- Exercise instructions
Set down, please, exactly the lines below that run from the line with "Generate a Python" to the line with "14.4, 17.0, 17.2]", both lines included.

- Records for processing
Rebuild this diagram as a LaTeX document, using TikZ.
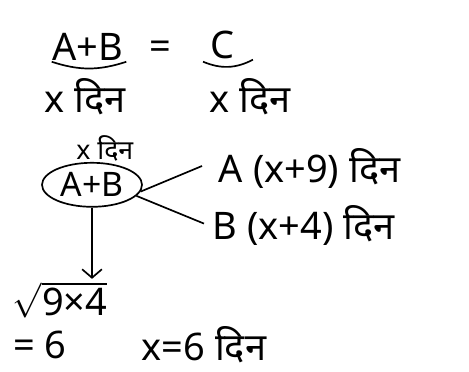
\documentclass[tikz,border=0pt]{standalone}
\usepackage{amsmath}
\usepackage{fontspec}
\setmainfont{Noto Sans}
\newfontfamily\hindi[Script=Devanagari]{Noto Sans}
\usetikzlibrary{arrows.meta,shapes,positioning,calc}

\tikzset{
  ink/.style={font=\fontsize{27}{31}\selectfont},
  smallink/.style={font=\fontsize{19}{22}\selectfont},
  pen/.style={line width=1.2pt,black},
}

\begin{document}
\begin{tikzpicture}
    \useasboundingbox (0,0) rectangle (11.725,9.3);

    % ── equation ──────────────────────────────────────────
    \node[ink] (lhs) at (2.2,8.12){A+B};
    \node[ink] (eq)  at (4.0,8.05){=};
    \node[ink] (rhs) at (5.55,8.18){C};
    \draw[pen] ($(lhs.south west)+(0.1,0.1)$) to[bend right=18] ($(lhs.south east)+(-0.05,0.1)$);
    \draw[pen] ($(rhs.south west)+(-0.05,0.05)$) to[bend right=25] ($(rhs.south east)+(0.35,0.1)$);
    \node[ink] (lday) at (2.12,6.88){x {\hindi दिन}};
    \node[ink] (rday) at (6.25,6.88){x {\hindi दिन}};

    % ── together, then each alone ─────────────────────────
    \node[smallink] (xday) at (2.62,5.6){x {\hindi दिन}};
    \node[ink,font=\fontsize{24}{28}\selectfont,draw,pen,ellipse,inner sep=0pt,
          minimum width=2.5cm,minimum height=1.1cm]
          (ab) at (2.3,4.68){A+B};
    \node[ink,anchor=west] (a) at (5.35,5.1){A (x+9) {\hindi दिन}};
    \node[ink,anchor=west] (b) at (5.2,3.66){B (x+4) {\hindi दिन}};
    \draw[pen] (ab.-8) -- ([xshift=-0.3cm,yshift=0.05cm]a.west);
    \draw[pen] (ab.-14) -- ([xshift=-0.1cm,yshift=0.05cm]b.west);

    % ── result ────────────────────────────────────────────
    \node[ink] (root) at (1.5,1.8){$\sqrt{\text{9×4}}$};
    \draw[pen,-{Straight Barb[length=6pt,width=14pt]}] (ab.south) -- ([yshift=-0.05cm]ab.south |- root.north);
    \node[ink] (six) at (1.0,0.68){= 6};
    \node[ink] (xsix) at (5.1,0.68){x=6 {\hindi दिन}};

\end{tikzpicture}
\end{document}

* * *

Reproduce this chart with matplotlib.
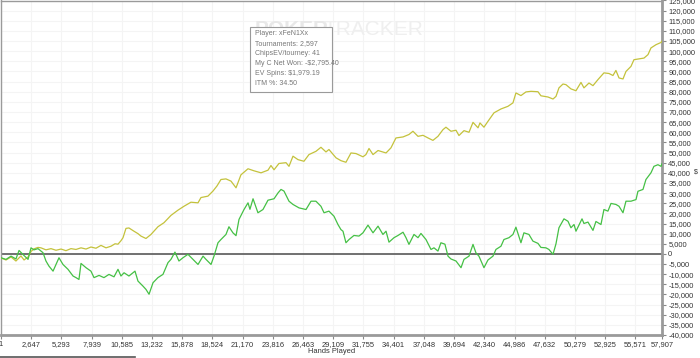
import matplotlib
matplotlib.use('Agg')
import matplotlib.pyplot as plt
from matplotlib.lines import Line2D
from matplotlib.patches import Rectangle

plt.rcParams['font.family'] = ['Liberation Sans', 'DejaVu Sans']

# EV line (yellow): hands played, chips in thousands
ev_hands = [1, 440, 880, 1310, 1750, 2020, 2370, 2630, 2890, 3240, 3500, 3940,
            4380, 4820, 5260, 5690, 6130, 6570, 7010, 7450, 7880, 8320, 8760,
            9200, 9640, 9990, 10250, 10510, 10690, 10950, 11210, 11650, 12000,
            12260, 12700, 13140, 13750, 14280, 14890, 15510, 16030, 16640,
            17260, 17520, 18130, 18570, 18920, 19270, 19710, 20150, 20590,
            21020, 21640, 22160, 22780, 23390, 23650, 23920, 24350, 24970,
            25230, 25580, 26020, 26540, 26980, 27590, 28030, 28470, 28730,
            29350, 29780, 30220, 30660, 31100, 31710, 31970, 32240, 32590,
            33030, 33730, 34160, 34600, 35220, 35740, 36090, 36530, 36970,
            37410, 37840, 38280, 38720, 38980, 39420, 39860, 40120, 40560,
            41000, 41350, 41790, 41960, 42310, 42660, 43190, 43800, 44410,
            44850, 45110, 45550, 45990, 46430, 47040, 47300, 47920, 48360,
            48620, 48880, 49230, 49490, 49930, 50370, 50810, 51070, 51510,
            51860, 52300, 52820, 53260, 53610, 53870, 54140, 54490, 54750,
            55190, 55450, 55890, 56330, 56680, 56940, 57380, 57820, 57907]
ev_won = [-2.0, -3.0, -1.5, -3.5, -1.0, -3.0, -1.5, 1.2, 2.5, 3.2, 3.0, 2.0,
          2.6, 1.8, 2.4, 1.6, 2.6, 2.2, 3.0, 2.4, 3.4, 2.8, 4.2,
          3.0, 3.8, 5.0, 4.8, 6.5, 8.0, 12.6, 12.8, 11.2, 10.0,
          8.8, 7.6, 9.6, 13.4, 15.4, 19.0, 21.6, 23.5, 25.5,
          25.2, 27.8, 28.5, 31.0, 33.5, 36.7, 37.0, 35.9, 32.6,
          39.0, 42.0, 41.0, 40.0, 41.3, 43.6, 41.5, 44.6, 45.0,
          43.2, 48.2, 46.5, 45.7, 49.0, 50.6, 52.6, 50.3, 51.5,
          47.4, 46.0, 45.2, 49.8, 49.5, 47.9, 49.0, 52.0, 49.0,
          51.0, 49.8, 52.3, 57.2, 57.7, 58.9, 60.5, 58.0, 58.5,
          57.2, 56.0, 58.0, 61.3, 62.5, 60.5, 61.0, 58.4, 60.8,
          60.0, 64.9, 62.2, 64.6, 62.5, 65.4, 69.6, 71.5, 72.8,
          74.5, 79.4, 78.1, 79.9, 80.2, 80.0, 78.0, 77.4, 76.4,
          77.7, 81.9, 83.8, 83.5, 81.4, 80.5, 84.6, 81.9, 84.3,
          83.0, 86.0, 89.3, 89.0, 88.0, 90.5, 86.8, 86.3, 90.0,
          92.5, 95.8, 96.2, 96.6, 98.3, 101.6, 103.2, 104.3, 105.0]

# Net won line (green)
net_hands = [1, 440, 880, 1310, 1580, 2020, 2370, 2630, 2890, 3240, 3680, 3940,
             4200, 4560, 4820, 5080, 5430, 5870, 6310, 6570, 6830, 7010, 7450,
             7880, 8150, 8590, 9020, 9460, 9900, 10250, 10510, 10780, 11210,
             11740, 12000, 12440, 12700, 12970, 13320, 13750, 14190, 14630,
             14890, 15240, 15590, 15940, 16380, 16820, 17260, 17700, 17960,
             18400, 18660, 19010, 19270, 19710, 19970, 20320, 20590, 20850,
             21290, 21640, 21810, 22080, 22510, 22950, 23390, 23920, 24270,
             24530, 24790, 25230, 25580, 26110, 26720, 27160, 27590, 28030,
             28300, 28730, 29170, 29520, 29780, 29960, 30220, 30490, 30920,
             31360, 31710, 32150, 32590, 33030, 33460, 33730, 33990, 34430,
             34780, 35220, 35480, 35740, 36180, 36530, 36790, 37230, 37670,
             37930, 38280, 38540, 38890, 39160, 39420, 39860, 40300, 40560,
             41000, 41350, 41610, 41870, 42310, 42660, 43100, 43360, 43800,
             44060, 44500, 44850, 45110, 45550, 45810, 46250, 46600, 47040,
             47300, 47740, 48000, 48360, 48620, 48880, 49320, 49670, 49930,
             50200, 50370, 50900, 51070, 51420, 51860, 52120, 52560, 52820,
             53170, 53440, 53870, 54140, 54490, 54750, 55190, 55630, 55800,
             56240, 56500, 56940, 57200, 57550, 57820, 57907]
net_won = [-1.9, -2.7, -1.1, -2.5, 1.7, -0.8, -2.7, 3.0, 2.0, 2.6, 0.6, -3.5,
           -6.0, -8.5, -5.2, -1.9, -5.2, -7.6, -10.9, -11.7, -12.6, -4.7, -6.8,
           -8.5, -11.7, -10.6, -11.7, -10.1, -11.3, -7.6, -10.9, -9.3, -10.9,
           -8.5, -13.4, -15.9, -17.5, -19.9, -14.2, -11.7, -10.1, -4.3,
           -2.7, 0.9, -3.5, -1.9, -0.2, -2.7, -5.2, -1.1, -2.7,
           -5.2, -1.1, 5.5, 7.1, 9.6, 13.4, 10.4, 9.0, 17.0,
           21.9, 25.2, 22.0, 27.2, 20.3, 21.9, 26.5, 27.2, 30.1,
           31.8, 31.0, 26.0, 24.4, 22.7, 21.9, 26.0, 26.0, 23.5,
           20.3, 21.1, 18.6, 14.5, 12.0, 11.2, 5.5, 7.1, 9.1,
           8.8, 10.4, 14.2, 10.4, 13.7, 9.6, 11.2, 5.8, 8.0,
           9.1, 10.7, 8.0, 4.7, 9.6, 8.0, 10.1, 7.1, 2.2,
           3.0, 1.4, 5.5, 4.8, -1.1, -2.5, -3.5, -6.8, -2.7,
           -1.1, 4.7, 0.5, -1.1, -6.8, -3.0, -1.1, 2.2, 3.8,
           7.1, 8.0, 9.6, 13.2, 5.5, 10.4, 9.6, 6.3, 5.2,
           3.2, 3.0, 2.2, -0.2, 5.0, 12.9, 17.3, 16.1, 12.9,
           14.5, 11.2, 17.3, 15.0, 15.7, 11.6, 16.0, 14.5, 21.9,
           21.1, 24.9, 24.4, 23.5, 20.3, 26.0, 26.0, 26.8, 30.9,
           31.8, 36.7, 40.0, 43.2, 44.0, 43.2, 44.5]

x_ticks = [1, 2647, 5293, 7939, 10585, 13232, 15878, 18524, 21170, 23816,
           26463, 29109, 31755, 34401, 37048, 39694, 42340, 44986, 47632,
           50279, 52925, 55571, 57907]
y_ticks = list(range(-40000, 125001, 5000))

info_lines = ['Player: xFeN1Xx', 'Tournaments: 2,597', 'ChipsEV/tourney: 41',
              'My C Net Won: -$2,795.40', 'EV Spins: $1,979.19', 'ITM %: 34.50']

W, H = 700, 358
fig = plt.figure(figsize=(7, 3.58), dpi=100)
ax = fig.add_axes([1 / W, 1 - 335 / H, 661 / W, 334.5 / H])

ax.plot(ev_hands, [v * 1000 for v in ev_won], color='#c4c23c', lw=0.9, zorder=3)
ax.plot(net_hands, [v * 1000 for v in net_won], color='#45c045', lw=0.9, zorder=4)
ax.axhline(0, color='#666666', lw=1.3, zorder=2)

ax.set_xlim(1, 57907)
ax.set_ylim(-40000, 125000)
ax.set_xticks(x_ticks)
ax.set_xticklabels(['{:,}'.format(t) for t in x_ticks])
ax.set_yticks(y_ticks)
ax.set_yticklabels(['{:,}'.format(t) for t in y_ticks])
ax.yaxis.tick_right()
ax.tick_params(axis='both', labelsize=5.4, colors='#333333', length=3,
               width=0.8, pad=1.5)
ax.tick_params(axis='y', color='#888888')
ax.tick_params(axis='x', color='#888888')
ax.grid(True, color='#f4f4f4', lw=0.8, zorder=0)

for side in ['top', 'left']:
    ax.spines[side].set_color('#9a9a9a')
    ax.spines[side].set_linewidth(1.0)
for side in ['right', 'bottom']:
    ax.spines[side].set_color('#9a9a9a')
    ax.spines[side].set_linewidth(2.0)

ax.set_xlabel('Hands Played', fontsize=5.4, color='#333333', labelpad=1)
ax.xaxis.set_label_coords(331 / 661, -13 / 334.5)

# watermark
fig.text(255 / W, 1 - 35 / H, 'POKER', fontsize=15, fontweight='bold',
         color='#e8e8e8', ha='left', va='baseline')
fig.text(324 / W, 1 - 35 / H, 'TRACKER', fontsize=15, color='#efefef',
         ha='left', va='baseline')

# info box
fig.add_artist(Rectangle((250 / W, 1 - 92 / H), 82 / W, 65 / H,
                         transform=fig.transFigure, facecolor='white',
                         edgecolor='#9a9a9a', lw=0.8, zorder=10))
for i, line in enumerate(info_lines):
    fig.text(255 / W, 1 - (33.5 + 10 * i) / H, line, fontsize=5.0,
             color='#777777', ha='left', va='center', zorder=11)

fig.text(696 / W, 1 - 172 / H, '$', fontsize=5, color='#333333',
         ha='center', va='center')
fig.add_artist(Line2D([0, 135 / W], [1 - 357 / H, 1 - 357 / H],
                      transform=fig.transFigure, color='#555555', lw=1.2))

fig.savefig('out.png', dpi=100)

--

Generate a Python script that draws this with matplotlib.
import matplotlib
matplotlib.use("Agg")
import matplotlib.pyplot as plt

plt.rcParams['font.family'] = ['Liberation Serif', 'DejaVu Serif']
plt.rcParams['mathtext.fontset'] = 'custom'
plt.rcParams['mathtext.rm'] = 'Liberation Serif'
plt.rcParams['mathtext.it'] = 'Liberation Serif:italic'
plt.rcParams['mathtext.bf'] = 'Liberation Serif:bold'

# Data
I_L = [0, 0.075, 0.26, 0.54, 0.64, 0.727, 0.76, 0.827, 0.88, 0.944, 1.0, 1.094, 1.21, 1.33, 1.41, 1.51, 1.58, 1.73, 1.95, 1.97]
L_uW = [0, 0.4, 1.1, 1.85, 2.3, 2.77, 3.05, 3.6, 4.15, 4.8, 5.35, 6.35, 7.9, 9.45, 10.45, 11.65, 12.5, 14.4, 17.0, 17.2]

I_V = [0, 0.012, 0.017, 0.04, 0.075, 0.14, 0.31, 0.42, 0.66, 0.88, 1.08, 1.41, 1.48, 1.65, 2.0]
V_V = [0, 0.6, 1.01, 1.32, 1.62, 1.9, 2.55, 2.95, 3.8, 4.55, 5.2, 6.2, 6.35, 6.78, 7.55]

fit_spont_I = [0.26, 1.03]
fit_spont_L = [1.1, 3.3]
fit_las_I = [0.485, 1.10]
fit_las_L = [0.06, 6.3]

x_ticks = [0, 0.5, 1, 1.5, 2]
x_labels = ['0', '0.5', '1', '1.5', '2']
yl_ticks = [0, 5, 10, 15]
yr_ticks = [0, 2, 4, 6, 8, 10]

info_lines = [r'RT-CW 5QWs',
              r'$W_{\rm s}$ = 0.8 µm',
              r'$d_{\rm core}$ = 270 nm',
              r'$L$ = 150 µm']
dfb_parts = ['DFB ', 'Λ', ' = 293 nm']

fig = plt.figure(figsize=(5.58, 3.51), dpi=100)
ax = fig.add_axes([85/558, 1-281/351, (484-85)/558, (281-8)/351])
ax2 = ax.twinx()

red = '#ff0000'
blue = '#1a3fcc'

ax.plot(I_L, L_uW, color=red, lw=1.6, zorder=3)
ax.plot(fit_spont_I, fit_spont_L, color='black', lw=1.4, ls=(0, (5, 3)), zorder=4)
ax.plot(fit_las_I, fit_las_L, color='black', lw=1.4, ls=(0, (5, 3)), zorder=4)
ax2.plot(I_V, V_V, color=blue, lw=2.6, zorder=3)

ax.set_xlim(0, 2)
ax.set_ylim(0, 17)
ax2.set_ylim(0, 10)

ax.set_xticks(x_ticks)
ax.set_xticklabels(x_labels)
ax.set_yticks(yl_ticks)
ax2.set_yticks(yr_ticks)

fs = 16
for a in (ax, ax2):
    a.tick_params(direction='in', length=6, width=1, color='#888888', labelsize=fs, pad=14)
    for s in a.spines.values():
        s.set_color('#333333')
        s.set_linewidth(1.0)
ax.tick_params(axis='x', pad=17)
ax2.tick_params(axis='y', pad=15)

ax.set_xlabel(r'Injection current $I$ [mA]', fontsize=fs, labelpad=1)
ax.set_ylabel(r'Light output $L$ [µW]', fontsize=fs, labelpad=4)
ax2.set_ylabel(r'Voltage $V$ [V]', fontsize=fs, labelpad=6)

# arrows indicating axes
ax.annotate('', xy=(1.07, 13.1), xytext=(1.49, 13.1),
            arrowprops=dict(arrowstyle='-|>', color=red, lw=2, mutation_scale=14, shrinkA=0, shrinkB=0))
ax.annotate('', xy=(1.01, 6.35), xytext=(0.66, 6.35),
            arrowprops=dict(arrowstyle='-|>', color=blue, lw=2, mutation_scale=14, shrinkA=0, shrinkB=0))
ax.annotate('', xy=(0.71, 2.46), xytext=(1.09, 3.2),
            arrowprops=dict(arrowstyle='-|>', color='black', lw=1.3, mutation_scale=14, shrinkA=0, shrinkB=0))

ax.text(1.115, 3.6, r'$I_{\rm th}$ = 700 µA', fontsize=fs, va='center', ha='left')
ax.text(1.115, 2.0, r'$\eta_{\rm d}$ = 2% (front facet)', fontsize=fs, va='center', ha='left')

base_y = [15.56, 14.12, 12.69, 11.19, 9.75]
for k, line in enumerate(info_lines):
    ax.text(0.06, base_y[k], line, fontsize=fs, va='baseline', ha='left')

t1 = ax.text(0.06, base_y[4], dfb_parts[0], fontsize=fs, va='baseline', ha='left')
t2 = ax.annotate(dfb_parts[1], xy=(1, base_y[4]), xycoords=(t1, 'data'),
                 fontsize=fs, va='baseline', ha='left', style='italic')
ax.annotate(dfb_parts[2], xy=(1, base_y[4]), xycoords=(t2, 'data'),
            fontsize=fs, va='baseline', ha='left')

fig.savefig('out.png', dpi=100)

- The solution
Generate a Python script that draws this with matplotlib.
import matplotlib
matplotlib.use("Agg")
import matplotlib.pyplot as plt

plt.rcParams['font.family'] = ['Liberation Serif', 'DejaVu Serif']
plt.rcParams['mathtext.fontset'] = 'custom'
plt.rcParams['mathtext.rm'] = 'Liberation Serif'
plt.rcParams['mathtext.it'] = 'Liberation Serif:italic'
plt.rcParams['mathtext.bf'] = 'Liberation Serif:bold'

# Data
I_L = [0, 0.075, 0.26, 0.54, 0.64, 0.727, 0.76, 0.827, 0.88, 0.944, 1.0, 1.094, 1.21, 1.33, 1.41, 1.51, 1.58, 1.73, 1.95, 1.97]
L_uW = [0, 0.4, 1.1, 1.85, 2.3, 2.77, 3.05, 3.6, 4.15, 4.8, 5.35, 6.35, 7.9, 9.45, 10.45, 11.65, 12.5, 14.4, 17.0, 17.2]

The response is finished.